To Fight a Brother

William Blake - Cain and Abel

William Blake - The Body of Abel Found by Adam and Eve

 

Amor di fratelli, amor di coltelli—love between siblings, love between blades, says an Italian proverb. This is too common an intuition to demand a gloss. We love our siblings at the time we measure our lives in comparison to them; soon this contrast turns into a competition—and often into a battle, perhaps deadly. One of the founding legends of the West focuses on this paradoxical tension, and though the conventional narrative of Abel’s killing leaves no doubt regarding the roles of the virtuous victim and jealous offender, the perspective of each sibling in real life will determine their take on the alleged crime, sometimes romanticizing Cain’s motives and actions. The favored child harbors a wretched identity.

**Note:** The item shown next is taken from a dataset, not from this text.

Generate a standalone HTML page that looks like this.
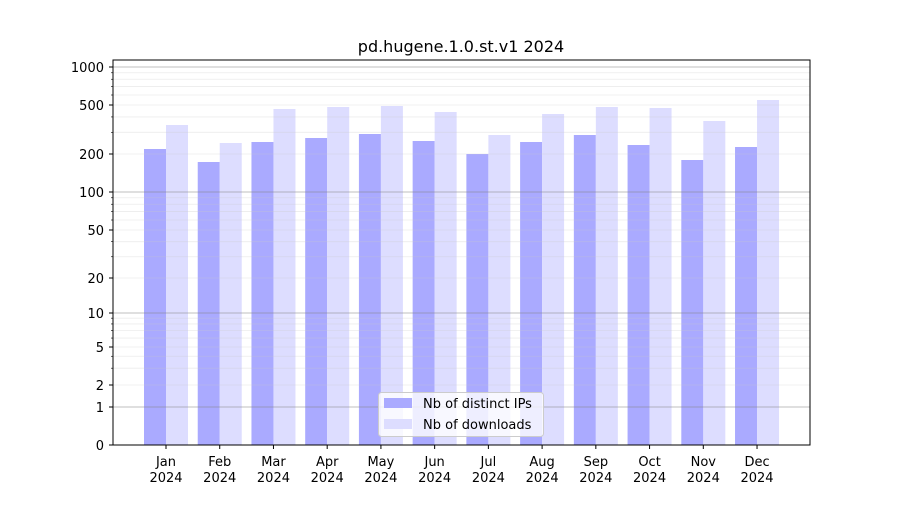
<!DOCTYPE html>
<html><head><meta charset="utf-8"><style>
html,body{margin:0;padding:0;background:#fff;}
svg text{font-family:"DejaVu Sans","Liberation Sans",sans-serif;fill:#000;}
</style></head><body>
<svg id="s" width="900" height="500" xmlns="http://www.w3.org/2000/svg">
<rect width="900" height="500" fill="#fff"/>
<g id="bars"></g>
<g id="grid"></g>
<rect x="113" y="60" width="697" height="385" fill="none" stroke="#000" stroke-width="1"/>
<g id="ticks"></g>
<text x="461" y="52" font-size="16" text-anchor="middle">pd.hugene.1.0.st.v1 2024</text>
<g>
<rect x="378.5" y="392.5" width="165" height="44" rx="3" fill="#fff" fill-opacity="0.8" stroke="#ccc"/>
<rect x="384" y="398" width="28" height="10" fill="#aaaaff"/>
<rect x="384" y="419" width="28" height="10" fill="#ddddff"/>
<text x="423" y="408" font-size="13">Nb of distinct IPs</text>
<text x="423" y="429" font-size="13">Nb of downloads</text>
</g>
</svg>
<script>
var A=[[1,407],[2,385],[5,347],[10,313],[20,278],[50,230],[100,192],[200,154],[500,105],[1000,67]];
function Y(v){if(v<=0)return 445;for(var i=0;i<A.length-1;i++){var a=A[i],b=A[i+1];if(v<=b[0]){var t=(Math.log10(v)-Math.log10(a[0]))/(Math.log10(b[0])-Math.log10(a[0]));return a[1]+t*(b[1]-a[1]);}}return 67;}
var g='',t='';
for(var d=1;d<=1000;d*=10){for(var k=1;k<10;k++){var v=d*k;if(v>1000)break;var y=Y(v);var maj=(k==1);
g+='<line x1="113" x2="810" y1="'+y+'" y2="'+y+'" stroke="'+(maj?'#808080':'#c8c8c8')+'" stroke-opacity="'+(maj?0.5:0.35)+'" stroke-width="'+(maj?1:0.8)+'"/>';
t+='<line x1="'+(maj?109:111)+'" x2="113" y1="'+y+'" y2="'+y+'" stroke="#000" stroke-width="'+(maj?1:0.6)+'"/>';}}
var labs=[[0,445],[1,407],[2,385],[5,347],[10,313],[20,278],[50,230],[100,192],[200,154],[500,105],[1000,67]];
labs.forEach(function(l){t+='<line x1="109" x2="113" y1="'+l[1]+'" y2="'+l[1]+'" stroke="#000"/><text x="104" y="'+(l[1]+5)+'" font-size="13" text-anchor="end">'+l[0]+'</text>';});
var ip=[149,162,142,138,134,141,154,142,135,145,160,147];
var dl=[125,143,109,107,106,112,135,114,107,108,121,100];
var m=['Jan','Feb','Mar','Apr','May','Jun','Jul','Aug','Sep','Oct','Nov','Dec'];
var b='';
for(var i=0;i<12;i++){var x=144+i*53.73;
b+='<rect x="'+x+'" y="'+ip[i]+'" width="22" height="'+(445-ip[i])+'" fill="#aaaaff"/>';
b+='<rect x="'+(x+22)+'" y="'+dl[i]+'" width="22" height="'+(445-dl[i])+'" fill="#ddddff"/>';
var c=x+22;
t+='<line x1="'+c+'" x2="'+c+'" y1="445" y2="449" stroke="#000"/>';
t+='<text x="'+c+'" y="466" font-size="13" text-anchor="middle">'+m[i]+'</text><text x="'+c+'" y="482" font-size="13" text-anchor="middle">2024</text>';}
document.getElementById('grid').innerHTML=g;
document.getElementById('bars').innerHTML=b;
document.getElementById('ticks').innerHTML=t;
</script>
</body></html>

Life is capricious and the outcomes of two siblings born and raised in a similar—never really the same—context time and again turn out extremely different. This could be seen as the goal of the more successful one: not only reaching a good life, but—understanding the other as the antagonist by fate of birth—reaching a better life. Cain lived, but cursed; Abel died, but blessed. In the extreme case of this legend, the killer must remain under the shadow of his victim, though—and this is my point of interest—the murdered brother has risen so high that nothing about Cain, not even the memory of the killing, could remain in him as brotherly love, because no rivalry is possible any longer. Almost as if part of Cain’s condemnation was to remain a brother, while Abel’s reward was to break away from that bond.

Reward? There is something sinister about both endings. Indeed the one fallen during this battle will inevitably look up towards the victor; that is his compass, and his curse. But if the victor will not bemoan the advantage, he will inevitably lament the lack of compass. A lone brother resting by the Lord is one without intimate enemy, and therefore in perpetual search of an identity.

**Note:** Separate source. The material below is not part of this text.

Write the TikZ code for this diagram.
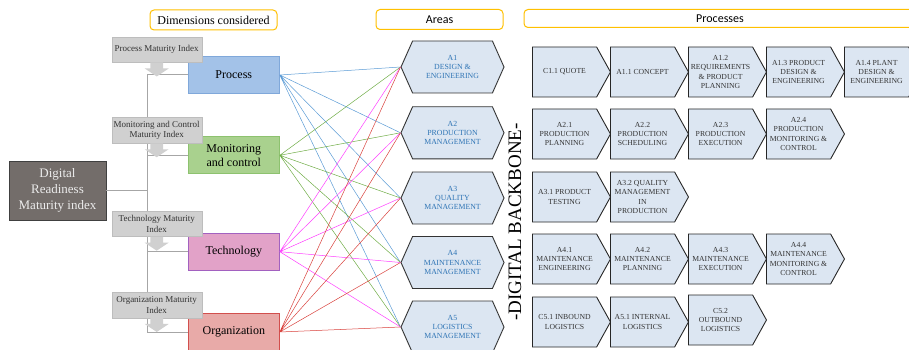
\documentclass[tikz,border=0pt]{standalone}
\usepackage{fontspec}
\setmainfont{Liberation Serif}
\newfontfamily\headsans{Carlito}
\usepackage{tikz}
\usetikzlibrary{shapes.symbols}
\definecolor{hdrgold}{HTML}{FFC000}
\definecolor{idxfill}{HTML}{D0D0D0}
\definecolor{idxedge}{HTML}{BDBDBD}
\definecolor{trunkgrey}{HTML}{A6A6A6}
\definecolor{drmifill}{HTML}{736D6A}
\definecolor{procfill}{HTML}{A3C2E8}
\definecolor{procedge}{HTML}{80A8DA}
\definecolor{monfill}{HTML}{A9D18E}
\definecolor{monedge}{HTML}{8DC26F}
\definecolor{techfill}{HTML}{E2A2C8}
\definecolor{techedge}{HTML}{A261C0}
\definecolor{orgfill}{HTML}{E8AAA8}
\definecolor{orgedge}{HTML}{D24F4D}
\definecolor{boxfill}{HTML}{DCE6F2}
\definecolor{areablue}{HTML}{2E74B5}
\definecolor{lnblue}{HTML}{5B9BD5}
\definecolor{lngreen}{HTML}{70AD47}
\definecolor{lnpink}{HTML}{FF3DFF}
\definecolor{lnred}{HTML}{D9413C}

\begin{document}
\begin{tikzpicture}[x=1pt,y=-1pt,
    header/.style={draw=hdrgold, line width=1pt, rounded corners=4pt, fill=white,
      minimum height=20pt, inner sep=0pt, font=\fontsize{12}{14}\selectfont},
    idxbox/.style={draw=idxedge, fill=idxfill, minimum width=90pt, minimum height=25.5pt,
      inner sep=1pt, align=center, text=black!80, font=\fontsize{9}{10.7}\selectfont},
    dimbox/.style={minimum width=91pt, minimum height=37pt, inner sep=1pt, align=center,
      line width=1pt, font=\fontsize{12}{14.3}\selectfont},
    area/.style={signal, signal to=west and east, signal pointer angle=132, draw=black!80,
      line width=0.9pt, fill=boxfill, minimum width=103pt, minimum height=52pt, inner sep=1pt,
      align=center, text=areablue, font=\fontsize{7.8}{9.2}\selectfont},
    procbox/.style={signal, signal to=east, signal pointer angle=122, draw=black!85,
      line width=0.9pt, fill=boxfill, minimum width=78pt, minimum height=50pt, inner sep=1pt,
      align=center, text=black!80, anchor=west, font=\fontsize{7.7}{9.3}\selectfont},
    link/.style={line width=0.5pt},
    trunk/.style={draw=trunkgrey, line width=1pt}]
  \useasboundingbox (0,0) rectangle (909,350);

  % headers
  \node (hdim) at (213.5,20) [header, minimum width=127pt] {Dimensions considered};
  \node (hareas) at (439.5,19.5) [header, minimum width=127pt] {\headsans Areas};
  \node (hproc) at (720,18.5) [header, minimum width=392pt, minimum height=18pt] {\headsans Processes};

  % dimensions
  \node (drmi) at (57.5,190.5) [draw=black!75, fill=drmifill, text=white!92!black, minimum width=97pt,
    minimum height=59pt, inner sep=1pt, align=center, font=\fontsize{13}{15.7}\selectfont]
    {Digital\\Readiness\\Maturity index};

  \node (proc) at (233.8,75) [dimbox, draw=procedge, fill=procfill] {Process};
  \node (mon) at (233.8,155.3) [dimbox, draw=monedge, fill=monfill] {Monitoring\\and control};
  \node (tech) at (233.8,251.7) [dimbox, draw=techedge, fill=techfill] {Technology};
  \node (org) at (233.8,332) [dimbox, draw=orgedge, fill=orgfill] {Organization};

  \coordinate (stem) at (147,0);
  \draw[trunk] (proc.west) -- (proc.west -| stem) -- (org.west -| stem) -- (org.west)
    (mon.west) -- (mon.west -| stem)
    (tech.west) -- (tech.west -| stem)
    (drmi.east) -- (drmi.east -| stem);

  \node (pmi) at (156.7,49.5) [idxbox] {Process Maturity Index};
  \node (mmi) at (156.7,130.3) [idxbox] {Monitoring and Control\\Maturity Index};
  \node (tmi) at (156.7,223.7) [idxbox] {Technology Maturity\\Index};
  \node (omi) at (156.7,305) [idxbox] {Organization Maturity\\Index};
  \foreach \n in {pmi,mmi,tmi,omi}
    \fill[idxfill] (\n.south) ++(-6.3,0) -- ++(0,6) -- ++(-5.7,0) -- ++(12,8)
      -- ++(12,-8) -- ++(-5.7,0) -- ++(0,-6) -- cycle;

  % areas
  \node (a1) at (452.5,67) [area] {A1\\DESIGN \&\\ENGINEERING};
  \node (a2) at (452.5,132.8) [area] {A2\\PRODUCTION\\MANAGEMENT};
  \node (a3) at (452.5,198) [area] {A3\\QUALITY\\MANAGEMENT};
  \node (a4) at (452.5,262.5) [area] {A4\\MAINTENANCE\\MANAGEMENT};
  \node (a5) at (452.5,327) [area] {A5\\LOGISTICS\\MANAGEMENT};

  \draw[link, lnblue]
  (proc.east) to (a1.west) (proc.east) to (a2.west) (proc.east) to (a3.west)
  (proc.east) to (a4.west) (proc.east) to (a5.west);
  \draw[link, lngreen]
  (mon.east) to (a1.west) (mon.east) to (a2.west) (mon.east) to (a3.west)
  (mon.east) to (a4.west) (mon.east) to (a5.west);
  \draw[link, lnpink]
  (tech.east) to (a1.west) (tech.east) to (a2.west) (tech.east) to (a3.west)
  (tech.east) to (a4.west) (tech.east) to (a5.west);
  \draw[link, lnred]
  (org.east) to (a1.west) (org.east) to (a2.west) (org.east) to (a3.west)
  (org.east) to (a4.west) (org.east) to (a5.west);

  \node (backbone) at (515,222) [rotate=90, font=\fontsize{19}{19}\selectfont] {-DIGITAL BACKBONE-};

  % processes
  \node (c11) at (532,72) [procbox] {C1.1 QUOTE};
  \node (a11) at (610,72) [procbox] {A1.1 CONCEPT};
  \node (a12) at (688,72) [procbox] {A1.2\\REQUIREMENTS\\\& PRODUCT\\PLANNING};
  \node (a13) at (766,72) [procbox] {A1.3 PRODUCT\\DESIGN \&\\ENGINEERING};
  \node (a14) at (844,72) [procbox] {A1.4 PLANT\\DESIGN \&\\ENGINEERING};

  \node (a21) at (532,134) [procbox] {A2.1\\PRODUCTION\\PLANNING};
  \node (a22) at (610,134) [procbox] {A2.2\\PRODUCTION\\SCHEDULING};
  \node (a23) at (688,134) [procbox] {A2.3\\PRODUCTION\\EXECUTION};
  \node (a24) at (766,134) [procbox] {A2.4\\PRODUCTION\\MONITORING \&\\CONTROL};

  \node (a31) at (532,197) [procbox] {A3.1 PRODUCT\\TESTING};
  \node (a32) at (610,197) [procbox] {A3.2 QUALITY\\MANAGEMENT\\IN\\PRODUCTION};

  \node (a41) at (532,259) [procbox] {A4.1\\MAINTENANCE\\ENGINEERING};
  \node (a42) at (610,259) [procbox] {A4.2\\MAINTENANCE\\PLANNING};
  \node (a43) at (688,259) [procbox] {A4.3\\MAINTENANCE\\EXECUTION};
  \node (a44) at (766,259) [procbox] {A4.4\\MAINTENANCE\\MONITORING \&\\CONTROL};

  \node (c51) at (532,322) [procbox] {C5.1 INBOUND\\LOGISTICS};
  \node (a51) at (610,322) [procbox] {A5.1 INTERNAL\\LOGISTICS};
  \node (c52) at (688,320) [procbox] {C5.2\\OUTBOUND\\LOGISTICS};
\end{tikzpicture}
\end{document}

If neglecting the legend, one might argue that Cain’s crime made him the victor. There is no God and no afterlife in this interpretation, but there are metaphors. There are always metaphors. Nobody looks down on him from the heavens, and there is no authority to punish the fratricide. But Cain goes on living without a defining rivalry—while literature’s chanting voice characterizes this lonely fate as divine punishment. A love between blades demands a sparking balance that would neither allow the definitive stab of one, nor the irreparable loneliness of the other.